Artworks > "Small dazzled nothings" @Dafni Psychiatric Hospital, Athens, Greece

Small dazzled nothings
Fresh and dried plants, copper wire
2021

Video made by Konstantinos Mavris.

Text by Dr Kostas Prapoglou:

Dimitra's Skandali small dazzled nothings (2021) (a title borrowed by a verse of Greek poet Tassos Livaditis), is a multi-dimensional field of myriads of dry flowers and plant parts, all painstakingly woven together, creating a new lyrical landscape. Expanding over the vertical and horizontal interior surfaces of the space, the installation enacts as a new organism progressively invading the remnants of a previous life-form. It vocalises the momentary fragility and perishability of our presence on a par with that of nature’s as devastated wildfires in Greece and other parts of the planet have recently proven, while it contemporaneously symbolises the eternal and indestructible interconnectivity between natural environment and ourselves.

Reality Check at Dafni Psychiatric Hospital, Athens: curator + concept design: Dr Kostas Prapoglou / artefact athens

imagination is the only weapon in the war against reality
---- Lewis Carroll, through the mouth of Cheshire Cat, Alice in Wonderland, 1865

The psychiatric hospital of Dafni is situated on the axis of the ancient Sacred Way connecting Athens with the town of Eleusis [where the processional ceremony of the Eleusian Mysteries used to take place in antiquity] and opposite the sanctuary of Dafnios Apollo, above which the byzantine monastery of Dafni was later built.

In an area of high spiritual and mental rebirth since ancient times, the Psychiatric Hospital of Attica in Dafni was built in 1925 as the first State Psychiatric Hospital and has been continuously functioning ever since. Curated by Dr Kostas Prapoglou in collaboration with non-profit cultural organisation artefact athens, the exhibition titled reality check took place at one of the larger –now abandoned– buildings of the hospital grounds. Its focus will transcend the objective hypostasis of a psychiatric hospital. It will gaze beyond ideas of institutional confinement, it will override mental illness as a medical condition and it will survey the structural constraints and qualities of the mind in relation with space and time.
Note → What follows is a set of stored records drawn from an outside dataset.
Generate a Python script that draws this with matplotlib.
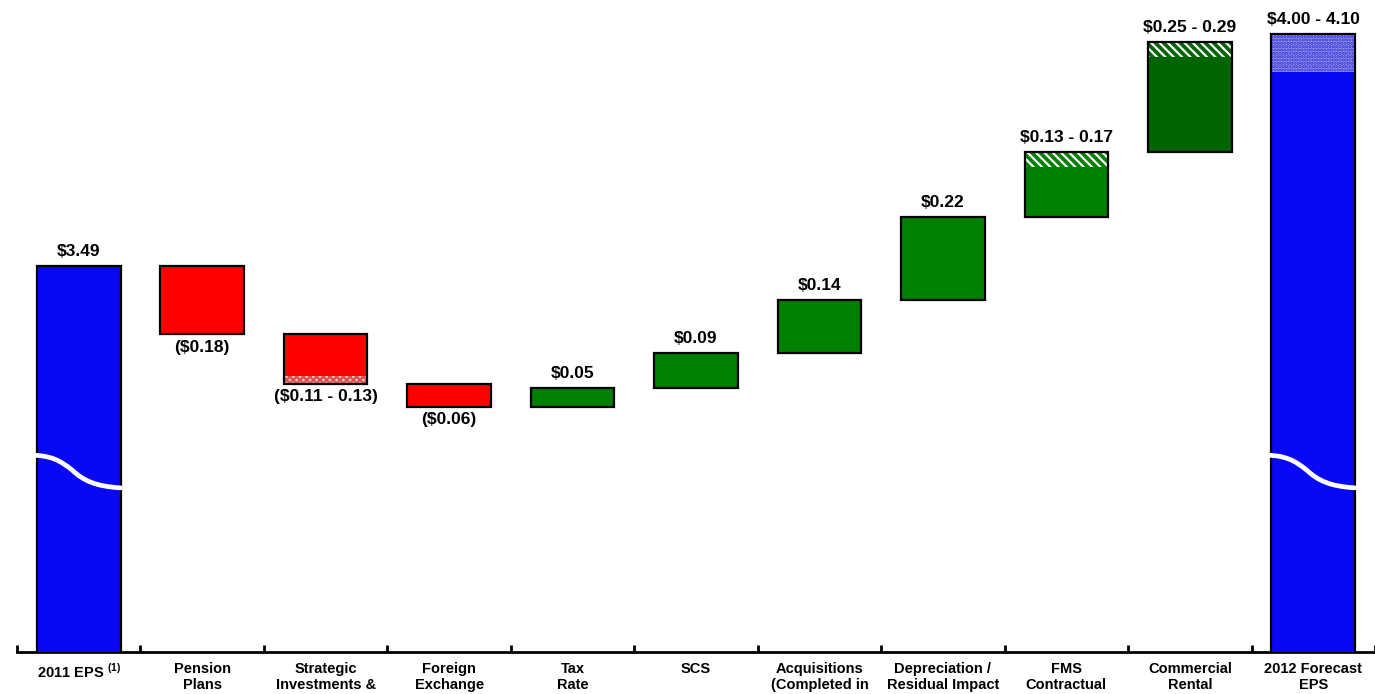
import numpy as np
import matplotlib
matplotlib.use("Agg")
import matplotlib.pyplot as plt
from matplotlib.path import Path
from matplotlib.patches import PathPatch

plt.rcParams['font.family'] = ['Liberation Sans', 'DejaVu Sans']
plt.rcParams['mathtext.fontset'] = 'custom'
plt.rcParams['mathtext.rm'] = 'Liberation Sans'
plt.rcParams['mathtext.bf'] = 'Liberation Sans:bold'
plt.rcParams['hatch.linewidth'] = 1.6

# ---- data -------------------------------------------------------------
categories = [
    "2011 EPS $^{\\mathbf{(1)}}$",
    "Pension\nPlans",
    "Strategic\nInvestments &",
    "Foreign\nExchange",
    "Tax\nRate",
    "SCS",
    "Acquisitions\n(Completed in",
    "Depreciation /\nResidual Impact",
    "FMS\nContractual",
    "Commercial\nRental",
    "2012 Forecast\nEPS",
]
start_eps = 3.49
# low / high impact of each driver (EPS, $)
delta_low = [-0.18, -0.13, -0.06, 0.05, 0.09, 0.14, 0.22, 0.13, 0.25]
delta_high = [-0.18, -0.11, -0.06, 0.05, 0.09, 0.14, 0.22, 0.17, 0.29]
forecast_low, forecast_high = 4.00, 4.10

# ---- styling ----------------------------------------------------------
BLUE = '#0808f4'
RED = '#ff0000'
GREEN = '#008000'
DKGREEN = '#006400'
driver_colors = [RED, RED, RED, GREEN, GREEN, GREEN, GREEN, GREEN, DKGREEN]

fig = plt.figure(figsize=(13.75, 6.94), dpi=100)
ax = fig.add_axes([17 / 1375, 42 / 694, 1358 / 1375, 652 / 694])
ax.set_xlim(-0.5, 10.443)
ax.set_ylim(2.474, 4.190)

W = 0.677
EDGE_LW = 1.6


def draw_break(ax, xc):
    """White S-shaped cut across a truncated total bar."""
    x0, x1 = xc - W / 2 - 0.03, xc + W / 2
    yh, yl = 2.992, 2.906
    w = x1 - x0
    verts = [(x0, yh),
             (x0 + 0.20 * w, yh - 0.002), (x0 + 0.30 * w, yh - 0.012),
             (x0 + 0.45 * w, yh - 0.040),
             (x0 + 0.58 * w, yl + 0.018), (x0 + 0.72 * w, yl + 0.004),
             (x1, yl)]
    codes = [Path.MOVETO,
             Path.CURVE4, Path.CURVE4, Path.CURVE4,
             Path.CURVE4, Path.CURVE4, Path.CURVE4]
    ax.add_patch(PathPatch(Path(verts, codes), facecolor='none',
                           edgecolor='white', lw=3.4, zorder=5,
                           capstyle='round'))


def label(ax, x, y, text, above=True):
    ax.annotate(text, (x, y), xytext=(0, 5 if above else -4),
                textcoords='offset points', ha='center',
                va='bottom' if above else 'top',
                fontsize=12.5, fontweight='bold', zorder=6)


# starting total
ax.bar(0, start_eps, W, bottom=0, color=BLUE, edgecolor='black',
       lw=EDGE_LW, zorder=3)
draw_break(ax, 0)
label(ax, 0, start_eps, "\\$%.2f" % start_eps)

# drivers
level = start_eps
for i, (lo, hi, col) in enumerate(zip(delta_low, delta_high, driver_colors)):
    x = i + 1
    small, big = sorted([abs(lo), abs(hi)])
    sign = 1 if hi > 0 else -1
    if sign > 0:
        ax.bar(x, small, W, bottom=level, color=col, lw=0, zorder=3)
        if big > small:
            ax.bar(x, big - small, W, bottom=level + small, color=col,
                   edgecolor='white', hatch='\\\\\\\\', lw=0, zorder=3)
        ax.bar(x, big, W, bottom=level, fill=False, edgecolor='black',
               lw=EDGE_LW, zorder=4)
        txt = ("\\$%.2f" % small) if big == small else \
            ("\\$%.2f - %.2f" % (small, big))
        label(ax, x, level + big, txt, above=True)
        level += big
    else:
        ax.bar(x, -small, W, bottom=level, color=col, lw=0, zorder=3)
        if big > small:
            ax.bar(x, -(big - small), W, bottom=level - small,
                   color='#f3c6c6', edgecolor='#e05050', hatch='xxxxx',
                   lw=0, zorder=3)
        ax.bar(x, -big, W, bottom=level, fill=False, edgecolor='black',
               lw=EDGE_LW, zorder=4)
        txt = ("(\\$%.2f)" % small) if big == small else \
            ("(\\$%.2f - %.2f)" % (small, big))
        label(ax, x, level - big, txt, above=False)
        level -= big

# forecast total
xf = len(categories) - 1
ax.bar(xf, forecast_low, W, bottom=0, color=BLUE, lw=0, zorder=3)
ax.bar(xf, forecast_high - forecast_low, W, bottom=forecast_low,
       color='#9a9aec', edgecolor='#2a2ad8', hatch='.....', lw=0, zorder=3)
ax.bar(xf, forecast_high, W, bottom=0, fill=False, edgecolor='black',
       lw=EDGE_LW, zorder=4)
draw_break(ax, xf)
label(ax, xf, forecast_high,
      "\\$%.2f - %.2f" % (forecast_low, forecast_high))

# axes
for s in ['left', 'right', 'top']:
    ax.spines[s].set_visible(False)
ax.spines['bottom'].set_linewidth(2)
ax.set_yticks([])
ax.set_xticks(np.arange(-0.5, len(categories), 1.0))
ax.set_xticklabels([])
ax.tick_params(axis='x', which='major', direction='in', length=5, width=2)
ax.set_xticks(np.arange(len(categories)), minor=True)
ax.set_xticklabels(categories, minor=True, fontsize=10.5, fontweight='bold',
                   linespacing=1.2)
ax.tick_params(axis='x', which='minor', length=0, pad=7)

fig.savefig("out.png", dpi=100)
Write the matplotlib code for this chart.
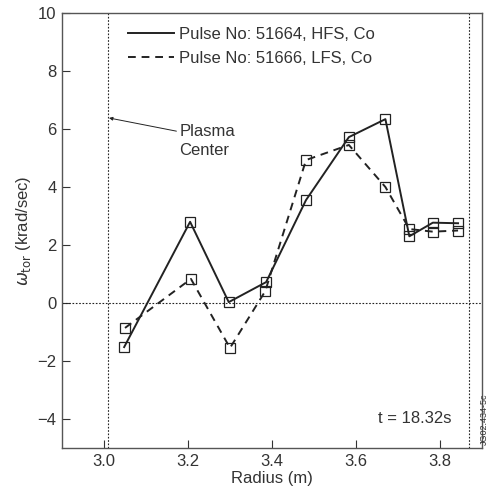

Spacelessness [having and understanding no borders or limits] is a term that will be further investigated in this exhibition. We will also explore how consciousness, language and speech stand against gravity and how oftentimes visual landscapes turn into mindscapes and vice versa. Notions of the inside and outside will also be taken into account [where is insanity really located? Where do we normally find the real madhouse?].

This is not an exhibition about the psychiatric hospital per se; viewers will enter the micro-cosmos of an asylum but will leave having witnessed what spaceless time and timeless space might mean, filtered through the omnipresence of human consciousness. The hospital is a simple point of embarkation and reality check will bring to the fore not only the ideological follies of our existence, but it will also unpack and unfold its meaning layer after layer.

Thirty-four artists from Greece and abroad are invited to participate with site-specific and context- responsive works embracing the diversity of their visual [or non-visual] vocabulary through installations, video, soundscapes, sculpture, photography and performance. Each artist’s practice will construct a collective effort to archive possibilities with human existence as the protagonist, who is in constant battle with time and space.

Participating artists: Eozen Agopian, Lydia Andrioti, Katerina Apostolidou, Zeina Barakeh, Orit Ben-Shitrit, Brothers Quay, Robert Cahen, Lydia Dambassina, Diohandi, Angie Drakopoulos, Efi Fouriki, Aikaterini Gegisian, Yorgos Giotsas, Irini Gonou, Zoe Hatziyannaki, Daniel Hill, Marion Inglessi, Elina Ioannou, Vassilis Karouk, Renee Magnanti, Despina Meimaroglou, Vana Ntatsouli, Bill Pangburn, Eleni Panouklia, Vivi Perysinaki, Ada Petranaki, Belle Shafir, Dimitra Skandali, Marianne Strapatsakis, Lambros Taklis, Nikos Tranos, Tania Tsiridou, Marios Voutsinas, Eleni Zouni.